TASK DESCRIPTION
Leave out the pictures and copy everything else below exactly.

PROVIDED MATERIAL
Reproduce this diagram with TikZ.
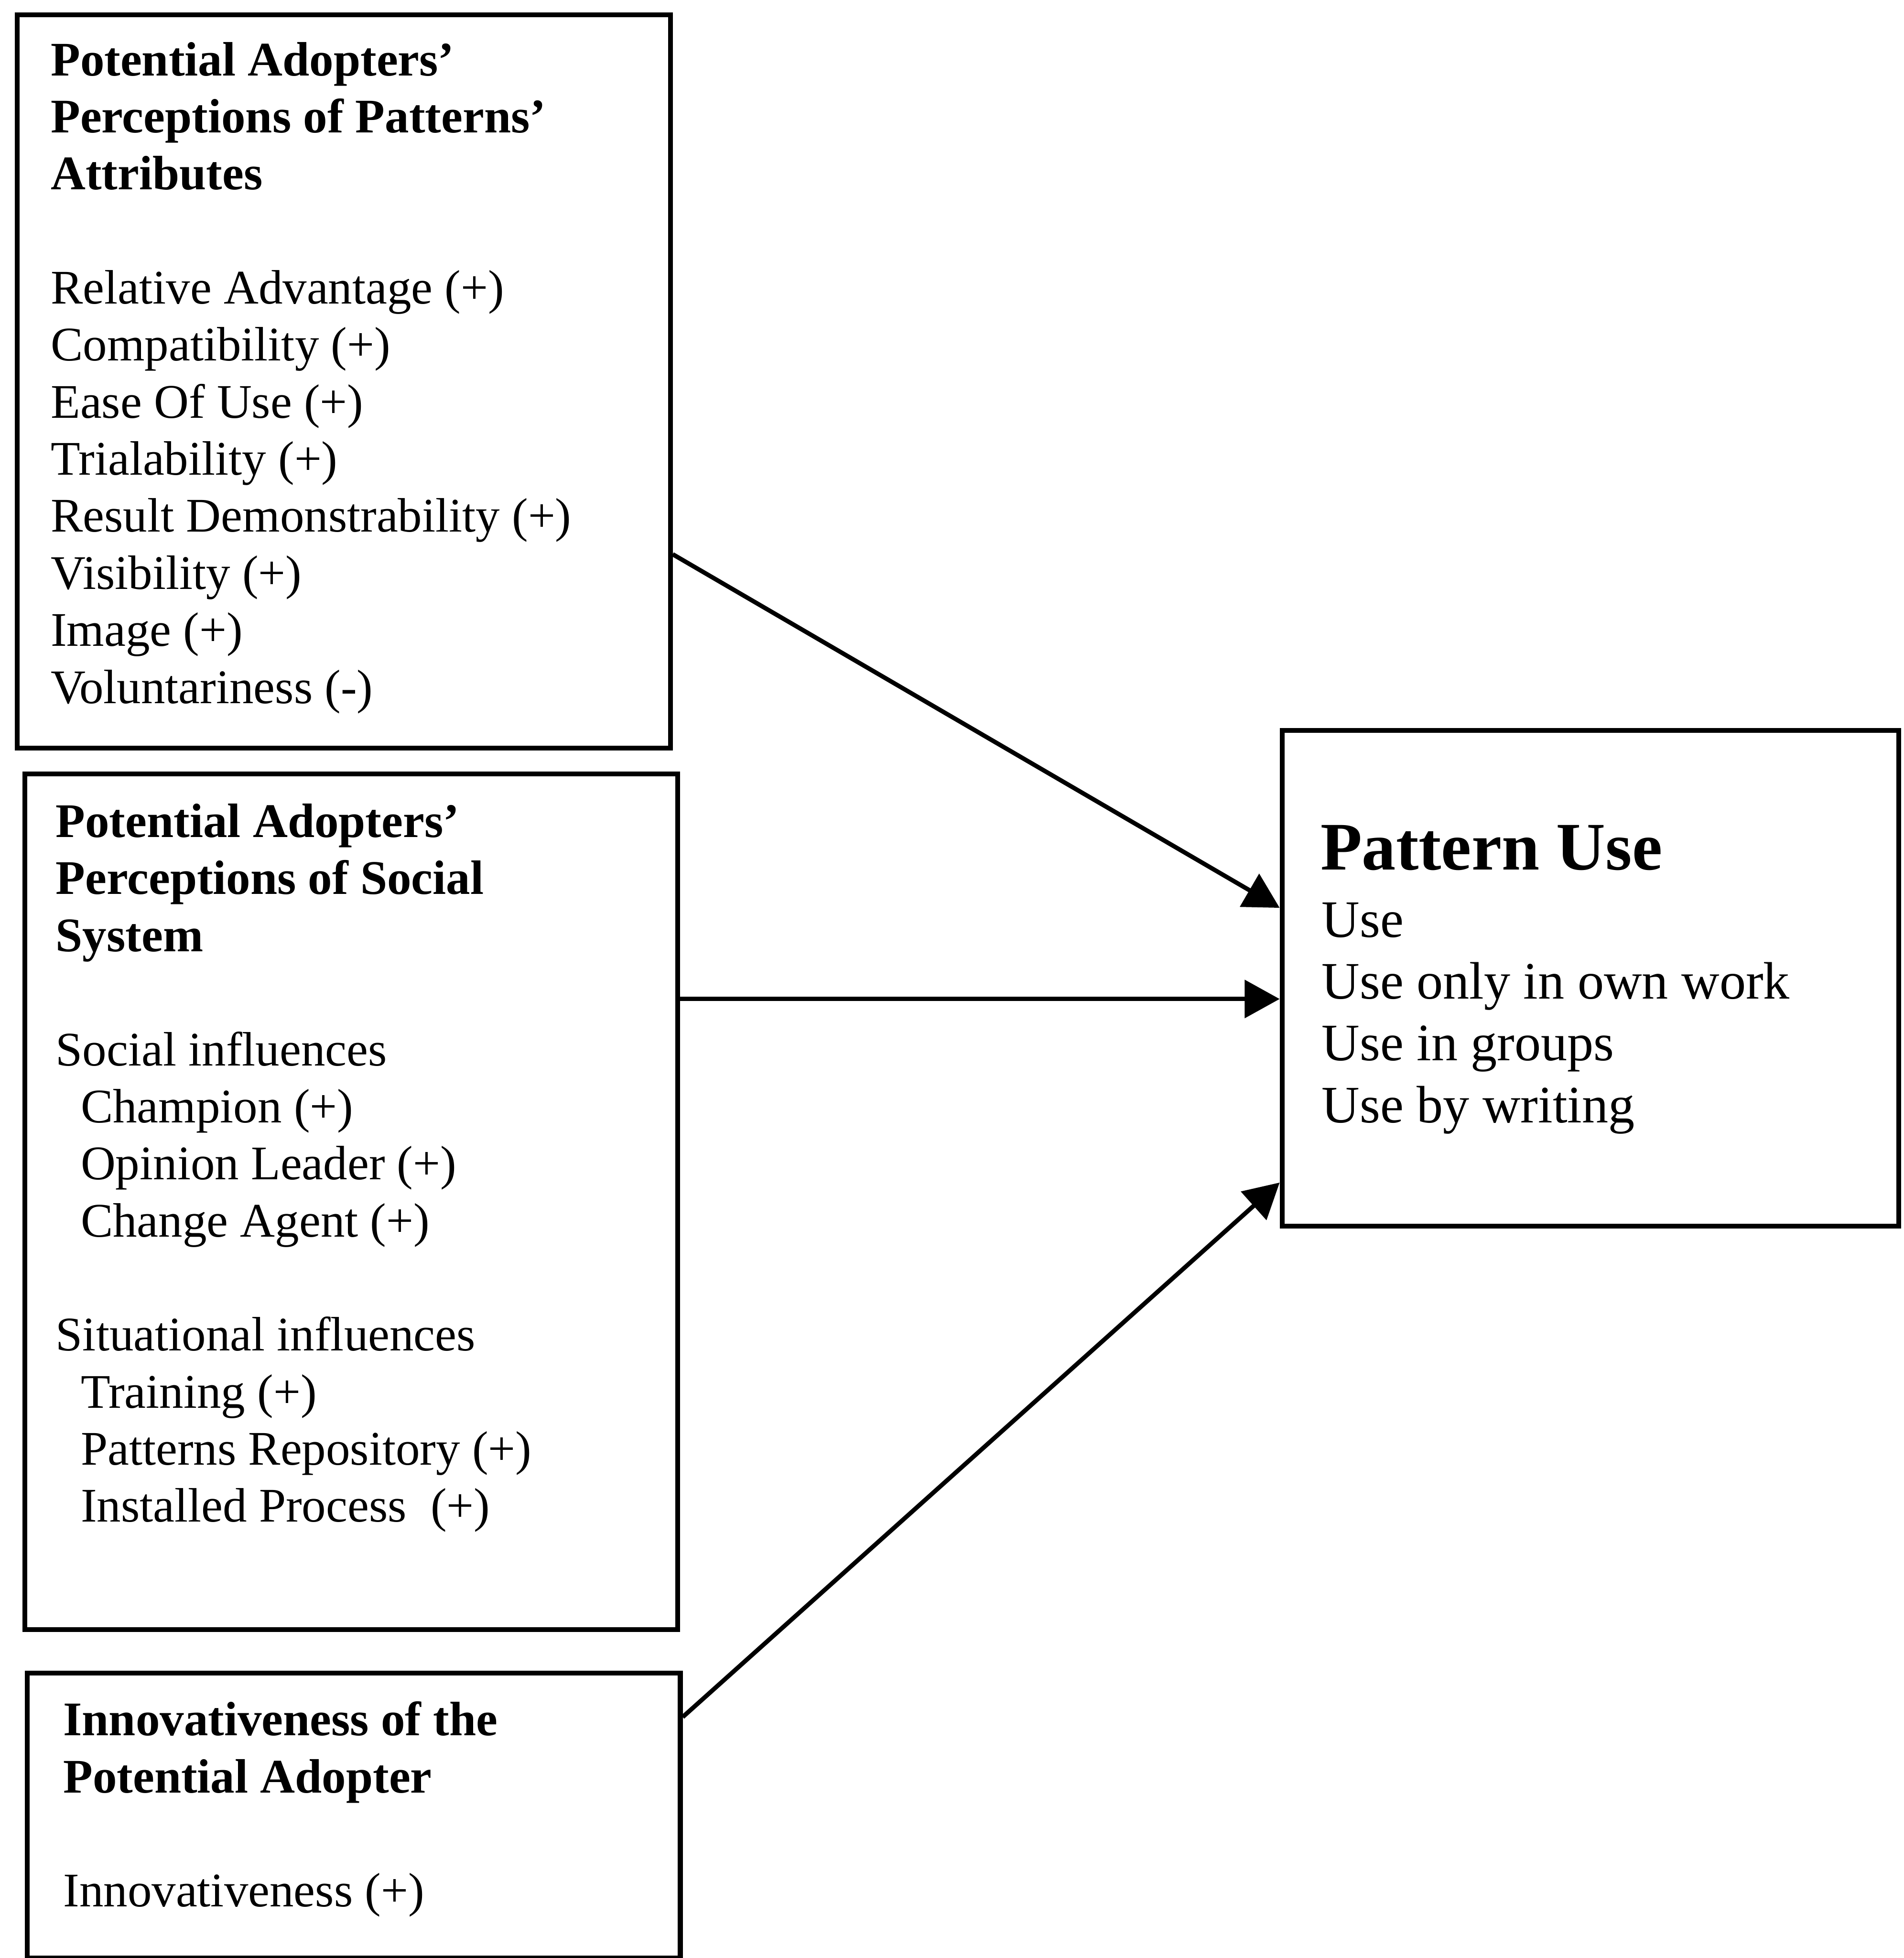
\documentclass[tikz,border=0pt]{standalone}
\usepackage{fontspec}
\setmainfont{Liberation Serif}
\usetikzlibrary{arrows.meta,calc}

\begin{document}
\begin{tikzpicture}[
	box/.style={draw, line width=1.1pt, inner sep=0pt, anchor=north west},
	txt/.style={anchor=north west, inner sep=0pt, align=left, font=\fontsize{11}{13}\selectfont},
	arr/.style={line width=1pt, -{Triangle[length=0.28cm,width=0.30cm]}}]
	\useasboundingbox (0,0) rectangle (15.25,-15.68);
	
	%left boxes
	\node[box, minimum width=5.23cm, minimum height=5.87cm] (attrib) at (0.12,-0.10) {};
	\node[box, minimum width=5.23cm, minimum height=6.85cm] (social) at (0.18,-6.18) {};
	\node[box, minimum width=5.23cm, minimum height=2.28cm] (innov) at (0.20,-13.38) {};
	
	%outcome box
	\node[box, minimum width=4.94cm, minimum height=3.97cm] (use) at (10.25,-5.83) {};
	
	%box texts
	\node[txt] (attribtxt) at (0.40,-0.33) {\textbf{Potential Adopters'}\\
		\textbf{Perceptions of Patterns'}\\
		\textbf{Attributes}\\[13pt]
		Relative Advantage (+)\\
		Compatibility (+)\\
		Ease Of Use (+)\\
		Trialability (+)\\
		Result Demonstrability (+)\\
		Visibility (+)\\
		Image (+)\\
		Voluntariness (-)};
	\node[txt] (socialtxt) at (0.44,-6.43) {\textbf{Potential Adopters'}\\
		\textbf{Perceptions of Social}\\
		\textbf{System}\\[13pt]
		Social influences\\
		\hspace*{0.2cm}Champion (+)\\
		\hspace*{0.2cm}Opinion Leader (+)\\
		\hspace*{0.2cm}Change Agent (+)\\[13pt]
		Situational influences\\
		\hspace*{0.2cm}Training (+)\\
		\hspace*{0.2cm}Patterns Repository (+)\\
		\hspace*{0.2cm}Installed Process\ \ (+)};
	\node[txt] (innovtxt) at (0.50,-13.62) {\textbf{Innovativeness of the}\\
		\textbf{Potential Adopter}\\[13pt]
		Innovativeness (+)};
	\node[txt, font=\fontsize{15.5}{18}\selectfont\bfseries] (usehead) at (10.57,-6.60) {Pattern Use};
	\node[txt, font=\fontsize{12}{14.1}\selectfont] (useitems) at (10.58,-7.22) {Use\\
		Use only in own work\\
		Use in groups\\
		Use by writing};
	
	%arrows
	\draw[arr] ($(attrib.south east)+(0,1.57)$) -- ($(use.north west)+(0,-1.44)$);
	\draw[arr] ($(social.north east)+(0,-1.82)$) -- ($(use.north west)+(0,-2.17)$);
	\draw[arr] ($(innov.north east)+(0,-0.37)$) -- ($(use.north west)+(0,-3.64)$);
\end{tikzpicture}
\end{document}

CORRECT RESPONSE
Reproduce this diagram with TikZ.
\documentclass[tikz,border=0pt]{standalone}
\usepackage{fontspec}
\setmainfont{Liberation Serif}
\usetikzlibrary{arrows.meta,calc}

\begin{document}
\begin{tikzpicture}[
	box/.style={draw, line width=1.1pt, inner sep=0pt, anchor=north west},
	txt/.style={anchor=north west, inner sep=0pt, align=left, font=\fontsize{11}{13}\selectfont},
	arr/.style={line width=1pt, -{Triangle[length=0.28cm,width=0.30cm]}}]
	\useasboundingbox (0,0) rectangle (15.25,-15.68);
	
	%left boxes
	\node[box, minimum width=5.23cm, minimum height=5.87cm] (attrib) at (0.12,-0.10) {};
	\node[box, minimum width=5.23cm, minimum height=6.85cm] (social) at (0.18,-6.18) {};
	\node[box, minimum width=5.23cm, minimum height=2.28cm] (innov) at (0.20,-13.38) {};
	
	%outcome box
	\node[box, minimum width=4.94cm, minimum height=3.97cm] (use) at (10.25,-5.83) {};
	
	%box texts
	\node[txt] (attribtxt) at (0.40,-0.33) {\textbf{Potential Adopters'}\\
		\textbf{Perceptions of Patterns'}\\
		\textbf{Attributes}\\[13pt]
		Relative Advantage (+)\\
		Compatibility (+)\\
		Ease Of Use (+)\\
		Trialability (+)\\
		Result Demonstrability (+)\\
		Visibility (+)\\
		Image (+)\\
		Voluntariness (-)};
	\node[txt] (socialtxt) at (0.44,-6.43) {\textbf{Potential Adopters'}\\
		\textbf{Perceptions of Social}\\
		\textbf{System}\\[13pt]
		Social influences\\
		\hspace*{0.2cm}Champion (+)\\
		\hspace*{0.2cm}Opinion Leader (+)\\
		\hspace*{0.2cm}Change Agent (+)\\[13pt]
		Situational influences\\
		\hspace*{0.2cm}Training (+)\\
		\hspace*{0.2cm}Patterns Repository (+)\\
		\hspace*{0.2cm}Installed Process\ \ (+)};
	\node[txt] (innovtxt) at (0.50,-13.62) {\textbf{Innovativeness of the}\\
		\textbf{Potential Adopter}\\[13pt]
		Innovativeness (+)};
	\node[txt, font=\fontsize{15.5}{18}\selectfont\bfseries] (usehead) at (10.57,-6.60) {Pattern Use};
	\node[txt, font=\fontsize{12}{14.1}\selectfont] (useitems) at (10.58,-7.22) {Use\\
		Use only in own work\\
		Use in groups\\
		Use by writing};
	
	%arrows
	\draw[arr] ($(attrib.south east)+(0,1.57)$) -- ($(use.north west)+(0,-1.44)$);
	\draw[arr] ($(social.north east)+(0,-1.82)$) -- ($(use.north west)+(0,-2.17)$);
	\draw[arr] ($(innov.north east)+(0,-0.37)$) -- ($(use.north west)+(0,-3.64)$);
\end{tikzpicture}
\end{document}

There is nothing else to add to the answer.